— Written instruction —
Output the data word for word, dropping every image.
begin Source material
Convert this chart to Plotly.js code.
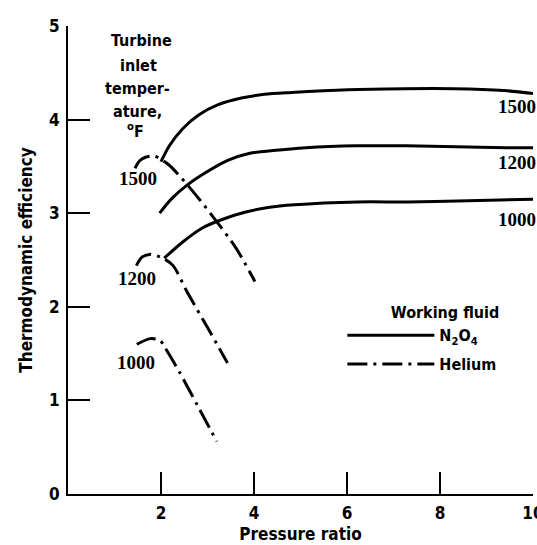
<!DOCTYPE html>
<html>
<head>
<meta charset="utf-8">
<script src="https://cdn.plot.ly/plotly-3.0.1.min.js"></script>
<style>html,body{margin:0;padding:0;background:#fff;}#chart{width:537px;height:545px;}</style>
</head>
<body>
<div id="chart"></div>
<script>
// ---- Data ----
const n2o4_1500_x = [2.00, 2.18, 2.46, 2.81, 3.23, 3.73, 4.22, 4.80, 6.02, 7.23, 8.30, 9.38, 10.0];
const n2o4_1500_y = [3.55, 3.72, 3.90, 4.05, 4.16, 4.23, 4.27, 4.29, 4.32, 4.33, 4.33, 4.31, 4.28];
const n2o4_1200_x = [1.97, 2.22, 2.56, 2.98, 3.41, 3.91, 4.41, 5.12, 6.20, 7.27, 8.35, 9.43, 10.0];
const n2o4_1200_y = [3.00, 3.15, 3.30, 3.44, 3.56, 3.64, 3.67, 3.70, 3.72, 3.72, 3.71, 3.70, 3.70];
const n2o4_1000_x = [2.07, 2.46, 2.88, 3.30, 3.80, 4.30, 4.87, 6.23, 7.31, 8.38, 10.0];
const n2o4_1000_y = [2.52, 2.69, 2.84, 2.93, 3.01, 3.06, 3.09, 3.12, 3.12, 3.13, 3.15];

const he_1500_x = [1.44, 1.54, 1.68, 1.86, 2.16, 2.64, 3.09, 3.61, 4.02];
const he_1500_y = [3.48, 3.56, 3.60, 3.61, 3.52, 3.26, 2.98, 2.63, 2.27];
const he_1200_x = [1.47, 1.59, 1.75, 2.04, 2.26, 2.56, 3.01, 3.43];
const he_1200_y = [2.44, 2.53, 2.56, 2.52, 2.44, 2.16, 1.77, 1.40];
const he_1000_x = [1.48, 1.77, 1.98, 2.09, 2.40, 2.78, 3.20];
const he_1000_y = [1.60, 1.66, 1.64, 1.56, 1.30, 0.95, 0.56];

const xTicks = [2, 4, 6, 8, 10];
const yTicks = [0, 1, 2, 3, 4, 5];
const tempLabels = ['1500', '1200', '1000'];
const titleLines = ['Turbine', 'inlet', 'temper-', 'ature,', '<sup>o</sup>F'];

// ---- Styling ----
const SANS = "DejaVu Sans Condensed, Liberation Sans Narrow, sans-serif";
const SERIF = "Liberation Serif, DejaVu Serif, serif";
const BLK = '#000';
const solid = {color: BLK, width: 3, shape: 'spline', smoothing: 0.8};
const dashdot = {color: BLK, width: 3, shape: 'spline', smoothing: 0.8, dash: '20px,6px,3px,6px'};

function tr(x, y, line, name, group, show) {
  return {x: x, y: y, type: 'scatter', mode: 'lines', line: line, name: name,
          legendgroup: group, showlegend: show, hoverinfo: 'x+y'};
}

const data = [
  tr(n2o4_1500_x, n2o4_1500_y, solid, 'N<sub>2</sub>O<sub>4</sub>', 'n2o4', true),
  tr(n2o4_1200_x, n2o4_1200_y, solid, 'N2O4 1200', 'n2o4', false),
  tr(n2o4_1000_x, n2o4_1000_y, solid, 'N2O4 1000', 'n2o4', false),
  tr(he_1500_x, he_1500_y, dashdot, 'Helium', 'he', true),
  tr(he_1200_x, he_1200_y, dashdot, 'Helium 1200', 'he', false),
  tr(he_1000_x, he_1000_y, dashdot, 'Helium 1000', 'he', false)
];

// ---- Annotations ----
const annotations = [];
const titleX = [1.58, 1.51, 1.50, 1.50, 1.45];
const titleY = [4.85, 4.58, 4.33, 4.09, 3.88];
titleLines.forEach((t, i) => annotations.push({
  x: titleX[i], y: titleY[i], xref: 'x', yref: 'y', text: t, showarrow: false,
  xanchor: 'center', yanchor: 'middle', font: {family: SANS, size: 16, color: BLK, weight: 'bold'}
}));
const leftLabX = [1.50, 1.48, 1.46];
const leftLabY = [3.37, 2.30, 1.41];
const rightLabX = [9.2, 9.2, 9.2];
const rightLabY = [4.14, 3.54, 2.93];
tempLabels.forEach((t, i) => {
  annotations.push({x: leftLabX[i], y: leftLabY[i], xref: 'x', yref: 'y', text: t, showarrow: false,
    xanchor: 'center', yanchor: 'middle', font: {family: SERIF, size: 19, color: BLK, weight: 'bold'}});
  annotations.push({x: rightLabX[i], y: rightLabY[i], xref: 'x', yref: 'y', text: t, showarrow: false,
    xanchor: 'left', yanchor: 'middle', font: {family: SERIF, size: 19, color: BLK, weight: 'bold'}});
});

const tickFont = {family: SANS, size: 17, color: BLK, weight: 'bold'};

const layout = {
  width: 537, height: 545,
  margin: {l: 68, r: 4, t: 26, b: 51, pad: 0},
  paper_bgcolor: '#fff', plot_bgcolor: '#fff',
  showlegend: true,
  legend: {
    x: 0.59, xanchor: 'left', y: 0.42, yanchor: 'top',
    title: {text: 'Working fluid', side: 'top right', font: {family: SANS, size: 16, color: BLK, weight: 'bold'}},
    font: {family: SANS, size: 16, color: BLK, weight: 'bold'},
    bgcolor: 'rgba(0,0,0,0)', itemwidth: 87, tracegroupgap: 5, traceorder: 'grouped'
  },
  xaxis: {
    range: [0, 10], tickvals: xTicks, ticktext: xTicks.map(String),
    ticks: 'inside', ticklen: 22, tickwidth: 2, tickcolor: BLK,
    showline: true, linewidth: 2, linecolor: BLK, mirror: false,
    showgrid: false, zeroline: false, tickfont: tickFont, ticklabelstandoff: 3,
    ticklabeloverflow: 'allow',
    title: {text: 'Pressure ratio', font: {family: SANS, size: 17, color: BLK, weight: 'bold'}, standoff: 6},
    fixedrange: true
  },
  yaxis: {
    range: [0, 5], tickvals: yTicks, ticktext: yTicks.map(String),
    ticks: 'inside', ticklen: 22, tickwidth: 2, tickcolor: BLK,
    showline: true, linewidth: 2, linecolor: BLK, mirror: false,
    showgrid: false, zeroline: false, tickfont: tickFont, ticklabelstandoff: 3,
    title: {text: 'Thermodynamic efficiency', font: {family: SANS, size: 17, color: BLK, weight: 'bold'}, standoff: 12},
    fixedrange: true
  },
  annotations: annotations
};

Plotly.newPlot('chart', data, layout, {displayModeBar: false, staticPlot: true});
</script>
</body>
</html>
end Source material
— Task response —
Convert this chart to Plotly.js code.
<!DOCTYPE html>
<html>
<head>
<meta charset="utf-8">
<script src="https://cdn.plot.ly/plotly-3.0.1.min.js"></script>
<style>html,body{margin:0;padding:0;background:#fff;}#chart{width:537px;height:545px;}</style>
</head>
<body>
<div id="chart"></div>
<script>
// ---- Data ----
const n2o4_1500_x = [2.00, 2.18, 2.46, 2.81, 3.23, 3.73, 4.22, 4.80, 6.02, 7.23, 8.30, 9.38, 10.0];
const n2o4_1500_y = [3.55, 3.72, 3.90, 4.05, 4.16, 4.23, 4.27, 4.29, 4.32, 4.33, 4.33, 4.31, 4.28];
const n2o4_1200_x = [1.97, 2.22, 2.56, 2.98, 3.41, 3.91, 4.41, 5.12, 6.20, 7.27, 8.35, 9.43, 10.0];
const n2o4_1200_y = [3.00, 3.15, 3.30, 3.44, 3.56, 3.64, 3.67, 3.70, 3.72, 3.72, 3.71, 3.70, 3.70];
const n2o4_1000_x = [2.07, 2.46, 2.88, 3.30, 3.80, 4.30, 4.87, 6.23, 7.31, 8.38, 10.0];
const n2o4_1000_y = [2.52, 2.69, 2.84, 2.93, 3.01, 3.06, 3.09, 3.12, 3.12, 3.13, 3.15];

const he_1500_x = [1.44, 1.54, 1.68, 1.86, 2.16, 2.64, 3.09, 3.61, 4.02];
const he_1500_y = [3.48, 3.56, 3.60, 3.61, 3.52, 3.26, 2.98, 2.63, 2.27];
const he_1200_x = [1.47, 1.59, 1.75, 2.04, 2.26, 2.56, 3.01, 3.43];
const he_1200_y = [2.44, 2.53, 2.56, 2.52, 2.44, 2.16, 1.77, 1.40];
const he_1000_x = [1.48, 1.77, 1.98, 2.09, 2.40, 2.78, 3.20];
const he_1000_y = [1.60, 1.66, 1.64, 1.56, 1.30, 0.95, 0.56];

const xTicks = [2, 4, 6, 8, 10];
const yTicks = [0, 1, 2, 3, 4, 5];
const tempLabels = ['1500', '1200', '1000'];
const titleLines = ['Turbine', 'inlet', 'temper-', 'ature,', '<sup>o</sup>F'];

// ---- Styling ----
const SANS = "DejaVu Sans Condensed, Liberation Sans Narrow, sans-serif";
const SERIF = "Liberation Serif, DejaVu Serif, serif";
const BLK = '#000';
const solid = {color: BLK, width: 3, shape: 'spline', smoothing: 0.8};
const dashdot = {color: BLK, width: 3, shape: 'spline', smoothing: 0.8, dash: '20px,6px,3px,6px'};

function tr(x, y, line, name, group, show) {
  return {x: x, y: y, type: 'scatter', mode: 'lines', line: line, name: name,
          legendgroup: group, showlegend: show, hoverinfo: 'x+y'};
}

const data = [
  tr(n2o4_1500_x, n2o4_1500_y, solid, 'N<sub>2</sub>O<sub>4</sub>', 'n2o4', true),
  tr(n2o4_1200_x, n2o4_1200_y, solid, 'N2O4 1200', 'n2o4', false),
  tr(n2o4_1000_x, n2o4_1000_y, solid, 'N2O4 1000', 'n2o4', false),
  tr(he_1500_x, he_1500_y, dashdot, 'Helium', 'he', true),
  tr(he_1200_x, he_1200_y, dashdot, 'Helium 1200', 'he', false),
  tr(he_1000_x, he_1000_y, dashdot, 'Helium 1000', 'he', false)
];

// ---- Annotations ----
const annotations = [];
const titleX = [1.58, 1.51, 1.50, 1.50, 1.45];
const titleY = [4.85, 4.58, 4.33, 4.09, 3.88];
titleLines.forEach((t, i) => annotations.push({
  x: titleX[i], y: titleY[i], xref: 'x', yref: 'y', text: t, showarrow: false,
  xanchor: 'center', yanchor: 'middle', font: {family: SANS, size: 16, color: BLK, weight: 'bold'}
}));
const leftLabX = [1.50, 1.48, 1.46];
const leftLabY = [3.37, 2.30, 1.41];
const rightLabX = [9.2, 9.2, 9.2];
const rightLabY = [4.14, 3.54, 2.93];
tempLabels.forEach((t, i) => {
  annotations.push({x: leftLabX[i], y: leftLabY[i], xref: 'x', yref: 'y', text: t, showarrow: false,
    xanchor: 'center', yanchor: 'middle', font: {family: SERIF, size: 19, color: BLK, weight: 'bold'}});
  annotations.push({x: rightLabX[i], y: rightLabY[i], xref: 'x', yref: 'y', text: t, showarrow: false,
    xanchor: 'left', yanchor: 'middle', font: {family: SERIF, size: 19, color: BLK, weight: 'bold'}});
});

const tickFont = {family: SANS, size: 17, color: BLK, weight: 'bold'};

const layout = {
  width: 537, height: 545,
  margin: {l: 68, r: 4, t: 26, b: 51, pad: 0},
  paper_bgcolor: '#fff', plot_bgcolor: '#fff',
  showlegend: true,
  legend: {
    x: 0.59, xanchor: 'left', y: 0.42, yanchor: 'top',
    title: {text: 'Working fluid', side: 'top right', font: {family: SANS, size: 16, color: BLK, weight: 'bold'}},
    font: {family: SANS, size: 16, color: BLK, weight: 'bold'},
    bgcolor: 'rgba(0,0,0,0)', itemwidth: 87, tracegroupgap: 5, traceorder: 'grouped'
  },
  xaxis: {
    range: [0, 10], tickvals: xTicks, ticktext: xTicks.map(String),
    ticks: 'inside', ticklen: 22, tickwidth: 2, tickcolor: BLK,
    showline: true, linewidth: 2, linecolor: BLK, mirror: false,
    showgrid: false, zeroline: false, tickfont: tickFont, ticklabelstandoff: 3,
    ticklabeloverflow: 'allow',
    title: {text: 'Pressure ratio', font: {family: SANS, size: 17, color: BLK, weight: 'bold'}, standoff: 6},
    fixedrange: true
  },
  yaxis: {
    range: [0, 5], tickvals: yTicks, ticktext: yTicks.map(String),
    ticks: 'inside', ticklen: 22, tickwidth: 2, tickcolor: BLK,
    showline: true, linewidth: 2, linecolor: BLK, mirror: false,
    showgrid: false, zeroline: false, tickfont: tickFont, ticklabelstandoff: 3,
    title: {text: 'Thermodynamic efficiency', font: {family: SANS, size: 17, color: BLK, weight: 'bold'}, standoff: 12},
    fixedrange: true
  },
  annotations: annotations
};

Plotly.newPlot('chart', data, layout, {displayModeBar: false, staticPlot: true});
</script>
</body>
</html>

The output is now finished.